シロー「お兄ちゃんはなぜ記憶が戻ったの?」
弓「それはだ、再び頭をうったショックで記憶を取りもどしたのだよ」
みさと「じゃあ、甲児さんの記憶を甦らせるために、わざと機械獣を研究所に?」
弓「あれしか方法が無かったんだ」

 ……もうね、どこからどう突っ込んだらいいかわかりません。
 確かに甲児の記憶が戻らないと大ピンチなのはわかるけど、頭をぶつけさせるために全所員を避難させてバリアを解除して研究所を壊させるって、研究所長としてどうなんだと。しかも、確実に治る保証はなく「一か八か」でやってるし。
 挙げ句に、「あれしか方法が無かった」って……。ぶつけりゃ治るかも、って話なら、どう考えても弓教授が一発殴った方が話が早かったんじゃないの?研究所も無事だし。
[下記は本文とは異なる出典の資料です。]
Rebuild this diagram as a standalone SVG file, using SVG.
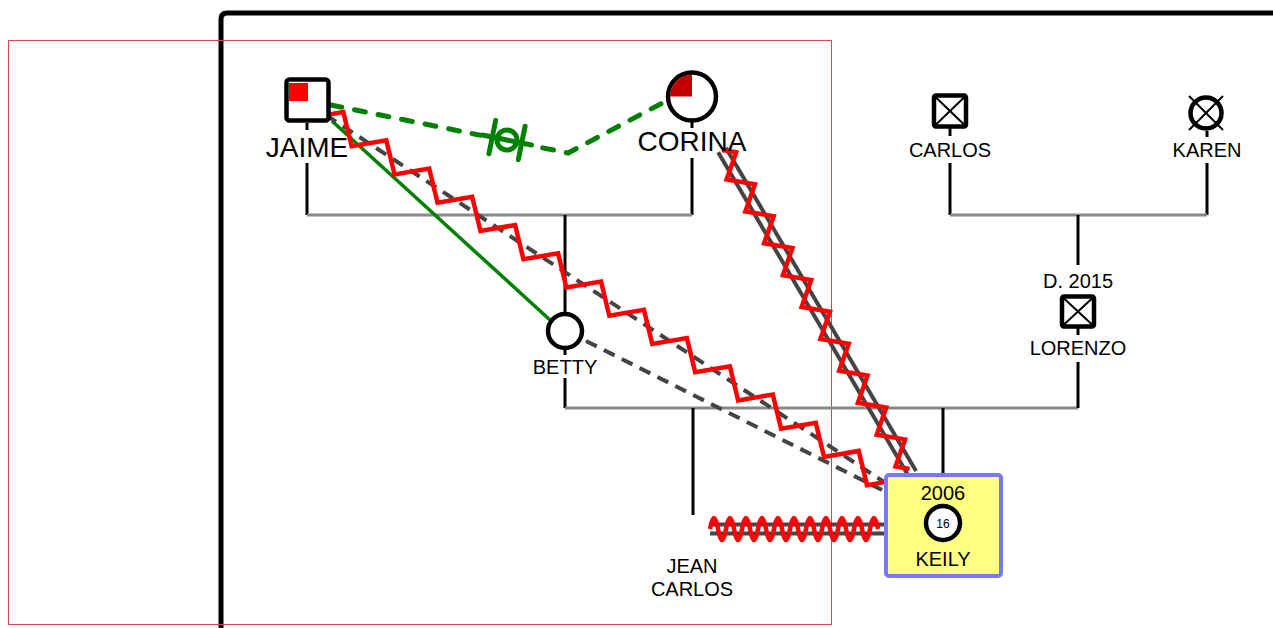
<svg xmlns="http://www.w3.org/2000/svg" width="1273" height="628" viewBox="0 0 1273 628">
<style>
  text { font-family: "Liberation Sans", Arial, sans-serif; fill: #000; text-anchor: middle; }
  .big { font-size: 28px; }
  .lbl { font-size: 20px; }
  .vl { stroke: #000; stroke-width: 3; fill: none; }
  .hl { stroke: #888; stroke-width: 3; fill: none; }
  .sym { stroke: #000; stroke-width: 4.5; fill: #fff; }
  .xl { stroke: #000; stroke-width: 2; }
  .gdash { stroke: #444; stroke-width: 4; stroke-dasharray: 12 8; fill: none; }
  .gline { stroke: #444; stroke-width: 4; fill: none; }
  .zig { stroke: #f00; stroke-width: 4.5; fill: none; stroke-linejoin: miter; }
  .green { stroke: #008000; fill: none; }
</style>
<defs>
  <clipPath id="corClip"><circle cx="692" cy="96.5" r="22"/></clipPath>
</defs>
<rect width="1273" height="628" fill="#fff"/>
<!-- frame -->
<path d="M221,628 V19 Q221,13 227,13 H1273" fill="none" stroke="#000" stroke-width="5"/>
<rect x="8.5" y="40.5" width="823" height="584" fill="none" stroke="#d9434e" stroke-width="1"/>

<!-- family lines -->
<g id="lines">
  <line class="vl" x1="307" y1="123" x2="307" y2="130"/>
  <line class="vl" x1="307" y1="163" x2="307" y2="215"/>
  <line class="vl" x1="692" y1="121" x2="692" y2="128"/>
  <line class="vl" x1="692" y1="158" x2="692" y2="215"/>
  <line class="hl" x1="307" y1="215" x2="692" y2="215"/>
  <line class="vl" x1="565" y1="215" x2="565" y2="314"/>
  <line class="vl" x1="565" y1="349" x2="565" y2="355"/>
  <line class="vl" x1="565" y1="378" x2="565" y2="408"/>
  <line class="hl" x1="565" y1="408" x2="1078" y2="408"/>
  <line class="vl" x1="693" y1="408" x2="693" y2="515" stroke-width="4"/>
  <line class="vl" x1="943" y1="408" x2="943" y2="473"/>
  <line class="vl" x1="950" y1="128" x2="950" y2="136"/>
  <line class="vl" x1="950" y1="163" x2="950" y2="215"/>
  <line class="vl" x1="1207" y1="131" x2="1207" y2="137"/>
  <line class="vl" x1="1207" y1="163" x2="1207" y2="215"/>
  <line class="hl" x1="950" y1="215" x2="1207" y2="215"/>
  <line class="vl" x1="1078" y1="215" x2="1078" y2="265"/>
  <line class="vl" x1="1078" y1="328" x2="1078" y2="335"/>
  <line class="vl" x1="1078" y1="362" x2="1078" y2="408"/>
</g>

<!-- relationship connectors -->
<g id="connectors">
  <!-- JAIME - CORINA green dashed with symbol -->
  <polyline class="green" points="331,105 568,153 668,100" stroke-width="5" stroke-dasharray="11 13" stroke-linecap="round"/>
  <g transform="translate(507,140) rotate(11.4)">
    <rect x="-26" y="-8" width="52" height="16" fill="#fff"/>
    <line class="green" x1="-25" y1="0" x2="25" y2="0" stroke-width="5" stroke-linecap="round"/>
    <circle class="green" cx="0" cy="0" r="10" stroke-width="5" fill="#fff"/>
    <line class="green" x1="-15" y1="-17" x2="-15" y2="17" stroke-width="5" stroke-linecap="round"/>
    <line class="green" x1="15" y1="-17" x2="15" y2="17" stroke-width="5" stroke-linecap="round"/>
  </g>
  <!-- JAIME - BETTY green solid -->
  <line class="green" x1="332" y1="121" x2="550" y2="320" stroke-width="3.5"/>
  <!-- BETTY - KEILY gray dashed -->
  <line class="gdash" x1="586" y1="341" x2="882" y2="490"/>
  <!-- JAIME - KEILY dashed + zigzag -->
  <g transform="translate(326,115) rotate(33.33)">
    <line class="gdash" x1="0" y1="0" x2="668" y2="0"/>
    <path class="zig" d="M0,0 l12.85,-12 l25.7,24 l25.7,-24 l25.7,24 l25.7,-24 l25.7,24 l25.7,-24 l25.7,24 l25.7,-24 l25.7,24 l25.7,-24 l25.7,24 l25.7,-24 l25.7,24 l25.7,-24 l25.7,24 l25.7,-24 l25.7,24 l25.7,-24 l25.7,24 l25.7,-24 l25.7,24 l25.7,-24 l25.7,24 l25.7,-24 l25.7,24 l12.85,-12"/>
  </g>
  <!-- CORINA - KEILY double line + zigzag -->
  <g transform="translate(722,150) rotate(59.53)">
    <line class="gline" x1="0" y1="-4.5" x2="375" y2="-4.5"/>
    <line class="gline" x1="0" y1="4.5" x2="375" y2="4.5"/>
    <path class="zig" d="M0,0 l9.25,-11 l18.5,22 l18.5,-22 l18.5,22 l18.5,-22 l18.5,22 l18.5,-22 l18.5,22 l18.5,-22 l18.5,22 l18.5,-22 l18.5,22 l18.5,-22 l18.5,22 l18.5,-22 l18.5,22 l18.5,-22 l18.5,22 l18.5,-22 l18.5,22 l9.25,-11"/>
  </g>
  <!-- JEAN CARLOS - KEILY double line + wave -->
  <line class="gline" x1="710" y1="524.5" x2="884" y2="524.5"/>
  <line class="gline" x1="710" y1="533.5" x2="884" y2="533.5"/>
  <path class="zig" d="M710,529 q4,-22 8,0 t8,0 t8,0 t8,0 t8,0 t8,0 t8,0 t8,0 t8,0 t8,0 t8,0 t8,0 t8,0 t8,0 t8,0 t8,0 t8,0 t8,0 t8,0 t8,0 t8,0"/>
</g>

<!-- nodes -->
<g id="jaime">
  <rect class="sym" x="286.5" y="79.5" width="42" height="41" rx="3" stroke-width="5"/>
  <rect x="289" y="83" width="19" height="18" fill="#f00"/>
  <text class="big" x="307" y="157">JAIME</text>
</g>
<g id="corina">
  <circle class="sym" cx="692" cy="96.5" r="24" stroke-width="5"/>
  <rect x="670" y="74" width="22" height="22.5" fill="#c00000" clip-path="url(#corClip)"/>
  <text class="big" x="692" y="151">CORINA</text>
</g>
<g id="betty">
  <circle class="sym" cx="565" cy="331" r="17"/>
  <text class="lbl" x="565" y="374">BETTY</text>
</g>
<g id="carlos">
  <rect class="sym" x="934" y="95.5" width="32" height="31" rx="2"/>
  <line class="xl" x1="936" y1="97.5" x2="964" y2="124.5"/>
  <line class="xl" x1="964" y1="97.5" x2="936" y2="124.5"/>
  <text class="lbl" x="950" y="157">CARLOS</text>
</g>
<g id="karen">
  <circle class="sym" cx="1206" cy="113" r="15.5"/>
  <line class="xl" x1="1189" y1="96" x2="1223" y2="130" stroke-width="3"/>
  <line class="xl" x1="1223" y1="96" x2="1189" y2="130" stroke-width="3"/>
  <text class="lbl" x="1207" y="157">KAREN</text>
</g>
<g id="lorenzo">
  <text class="lbl" x="1078" y="288">D. 2015</text>
  <rect class="sym" x="1062" y="296.5" width="32" height="30" rx="2"/>
  <line class="xl" x1="1064" y1="298.5" x2="1092" y2="324.5"/>
  <line class="xl" x1="1092" y1="298.5" x2="1064" y2="324.5"/>
  <text class="lbl" x="1078" y="355">LORENZO</text>
</g>
<g id="jeancarlos">
  <text class="lbl" x="692" y="573">JEAN</text>
  <text class="lbl" x="692" y="596">CARLOS</text>
</g>
<g id="keily">
  <rect x="886" y="475" width="115" height="101" rx="3" fill="#ffff80" stroke="#7777ff" stroke-width="4"/>
  <text class="lbl" x="943" y="500">2006</text>
  <circle class="sym" cx="943" cy="523" r="17" stroke-width="5"/>
  <text x="943" y="527.5" font-size="12">16</text>
  <text class="lbl" x="943" y="566">KEILY</text>
</g>
</svg>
 一体この回の弓教授は何を考えているのだか。指揮がヘタレってレベルじゃねーわ。真面目一徹の優等生がパニックに陥るとどうなるかの見本というか、まあそんな感じ?多分、マジンガーシリーズの中で最も珍指揮をやらかした回じゃないかなぁ。

 実は、Zは年代的にはリアルタイムだったのだけど、ほとんど続けて見てなくて、数少ない見た回に含まれていたのが、甲児とさやかが花瓶を投げて弓教授とばっちりの回だったりする。それから、この76話の弓教授のものすごい指揮っぷりの回。当時は仮面ライダーとかウルトラマンシリーズとか、悪の組織と戦う子供向けテレビ番組はいくつもあって、みんな真面目に戦ってたので、Zだけ思いっきり不真面目という印象を持ってしまい、私の中では評価がイマイチだった。だから、ギャグ要素の少ないグレンダイザーに逆に好感が持てて、そっちにはまってしまった。後から、まんがまつりの対暗黒大将軍のLDを見て、Zってこんなにシリアスな話だったんだ、と逆にびっくりした。そのあと、全話通してZもグレートも見て、ああこういう話だったのかと納得。